Mrs. Wendy Powell, CDA English Chair, Theology I teacher
The fall of 2018 brought record rainfall to North Texas and hurricanes to Florida and North Carolina. Roads became rivers, homes were flooded, and thousands of people were evacuated. Stories of dramatic high water rescues filled the news. 

Stories of water rescues also fill the pages of Scripture. Noah and his family float safely in an ark on waters that bring both judgment and cleansing to the earth. Moses is cradled unharmed in a basket on the Nile. He later delivers God’s people by parting the Red Sea and crossing on dry land through waters which bring death to the Egyptians. The prophet Jonah survives three days in the sea carried in the belly of a great fish. These stories point to the ultimate rescue provided by Jesus Christ, and the waters of judgment and cleansing foreshadow Christian baptism.
 

The Catechism of the Catholic Church reads:

The waters of the great flood 
you made a sign of the waters of Baptism, 
that make an end of sin and a new beginning of goodness.

You freed the children of Abraham from the slavery of Pharaoh,
bringing them dry-shod through the waters of the Red Sea,
to be an image of the people set free in Baptism.
 
The Old Testament event that perhaps most closely foreshadows Christian baptism is the healing of Namaan’s leprosy in 2 Kings. When Namaan, the commander of the army of Syria, contracts leprosy, his Israelite servant girl advises him to seek healing from the prophet Elisha. Elisha instructs him to wash in the river Jordan—the same river the Israelites crossed to reach the promised land, the same river in which Jesus himself would later be baptized. 2 Kings 5:14 records, “So he went down and dipped himself seven times in the Jordan, according to the word of the man of God, and his flesh was restored like the flesh of a little child, and he was clean.”
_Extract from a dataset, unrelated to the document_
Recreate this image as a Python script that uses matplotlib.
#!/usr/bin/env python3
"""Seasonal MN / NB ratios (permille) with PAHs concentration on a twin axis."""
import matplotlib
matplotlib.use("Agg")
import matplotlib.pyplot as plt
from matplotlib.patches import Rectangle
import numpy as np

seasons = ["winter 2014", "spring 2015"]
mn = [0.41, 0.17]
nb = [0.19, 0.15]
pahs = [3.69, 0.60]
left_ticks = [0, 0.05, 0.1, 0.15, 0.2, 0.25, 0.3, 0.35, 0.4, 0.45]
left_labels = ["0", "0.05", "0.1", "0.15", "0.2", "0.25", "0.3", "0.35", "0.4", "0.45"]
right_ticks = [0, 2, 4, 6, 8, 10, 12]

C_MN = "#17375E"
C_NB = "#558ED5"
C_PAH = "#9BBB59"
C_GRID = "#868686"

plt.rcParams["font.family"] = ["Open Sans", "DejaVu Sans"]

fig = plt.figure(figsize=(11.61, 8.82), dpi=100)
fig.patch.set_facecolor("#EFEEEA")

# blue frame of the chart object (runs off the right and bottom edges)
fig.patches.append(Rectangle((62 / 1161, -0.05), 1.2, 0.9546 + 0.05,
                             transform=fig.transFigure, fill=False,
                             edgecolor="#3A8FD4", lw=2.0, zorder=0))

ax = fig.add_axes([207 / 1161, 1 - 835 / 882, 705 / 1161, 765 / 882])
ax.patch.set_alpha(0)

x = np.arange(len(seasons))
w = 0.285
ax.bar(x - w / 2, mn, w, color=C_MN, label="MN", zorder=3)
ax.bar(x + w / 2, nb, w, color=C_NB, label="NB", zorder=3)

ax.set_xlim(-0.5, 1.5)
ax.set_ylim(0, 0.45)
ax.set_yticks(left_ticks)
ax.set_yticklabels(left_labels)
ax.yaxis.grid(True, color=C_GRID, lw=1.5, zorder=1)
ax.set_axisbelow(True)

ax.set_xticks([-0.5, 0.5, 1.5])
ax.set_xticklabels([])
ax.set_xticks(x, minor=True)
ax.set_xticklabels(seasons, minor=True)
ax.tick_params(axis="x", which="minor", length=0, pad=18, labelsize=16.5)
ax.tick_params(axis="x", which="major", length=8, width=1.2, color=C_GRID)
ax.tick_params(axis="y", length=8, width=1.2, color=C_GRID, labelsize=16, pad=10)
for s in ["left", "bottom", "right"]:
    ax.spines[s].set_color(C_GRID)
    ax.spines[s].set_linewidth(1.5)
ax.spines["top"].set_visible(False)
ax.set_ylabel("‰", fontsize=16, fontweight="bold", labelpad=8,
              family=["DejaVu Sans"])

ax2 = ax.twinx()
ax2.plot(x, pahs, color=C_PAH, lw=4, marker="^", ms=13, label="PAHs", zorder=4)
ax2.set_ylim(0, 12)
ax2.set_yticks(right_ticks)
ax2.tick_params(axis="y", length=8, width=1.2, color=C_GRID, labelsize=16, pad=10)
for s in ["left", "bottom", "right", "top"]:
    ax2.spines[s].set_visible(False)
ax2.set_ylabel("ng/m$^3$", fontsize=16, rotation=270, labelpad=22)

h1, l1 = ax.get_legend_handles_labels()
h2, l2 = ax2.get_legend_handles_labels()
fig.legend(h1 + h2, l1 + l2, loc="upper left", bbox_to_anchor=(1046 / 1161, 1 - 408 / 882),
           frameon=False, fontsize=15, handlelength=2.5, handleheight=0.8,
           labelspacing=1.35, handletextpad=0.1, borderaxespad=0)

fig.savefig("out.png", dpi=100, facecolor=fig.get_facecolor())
St. Irenaeus also connects Naaman’s baptism to Christian baptism: “It was not for nothing that Naaman of old, when suffering from leprosy, was purified upon his being baptized, but it served as an indication to us. For as we are lepers in sin, we are made clean by means of the sacred water and the invocation of the Lord.”

Baptism is the Christian ritual of rescue. 

It points to each believer’s union with the death and resurrection of Christ: “We were buried therefore with him by baptism into death, in order that, just as Christ was raised from the dead by the glory of the Father, we too might walk in newness of life (Romans 6:4 ESV).

It represents our identification as a member of the people of God, grafted into the body of Christ: “For in one Spirit we were all baptized into one body—Jews or Greeks, slaves or free—and all were made to drink of one Spirit” (1 Corinthians 12:13 ESV). 

It signifies the new life brought by the Holy Spirit and the washing away of sins: “Repent and be baptized every one of you in the name of Jesus Christ for the forgiveness of your sins, and you will receive the gift of the Holy Spirit” (Acts 2:38 ESV). 

As children of God, we walk through the swirling waters of a fallen world on solid ground. Although faced with our sin, suffering, and even death, we are baptized into God’s promise:

Fear not, for I have redeemed you;

I have called you by name, you are mine.

When you pass through the waters, I will be with you;

And through the rivers, they shall not overwhelm you (Isaiah 43:1b-2a).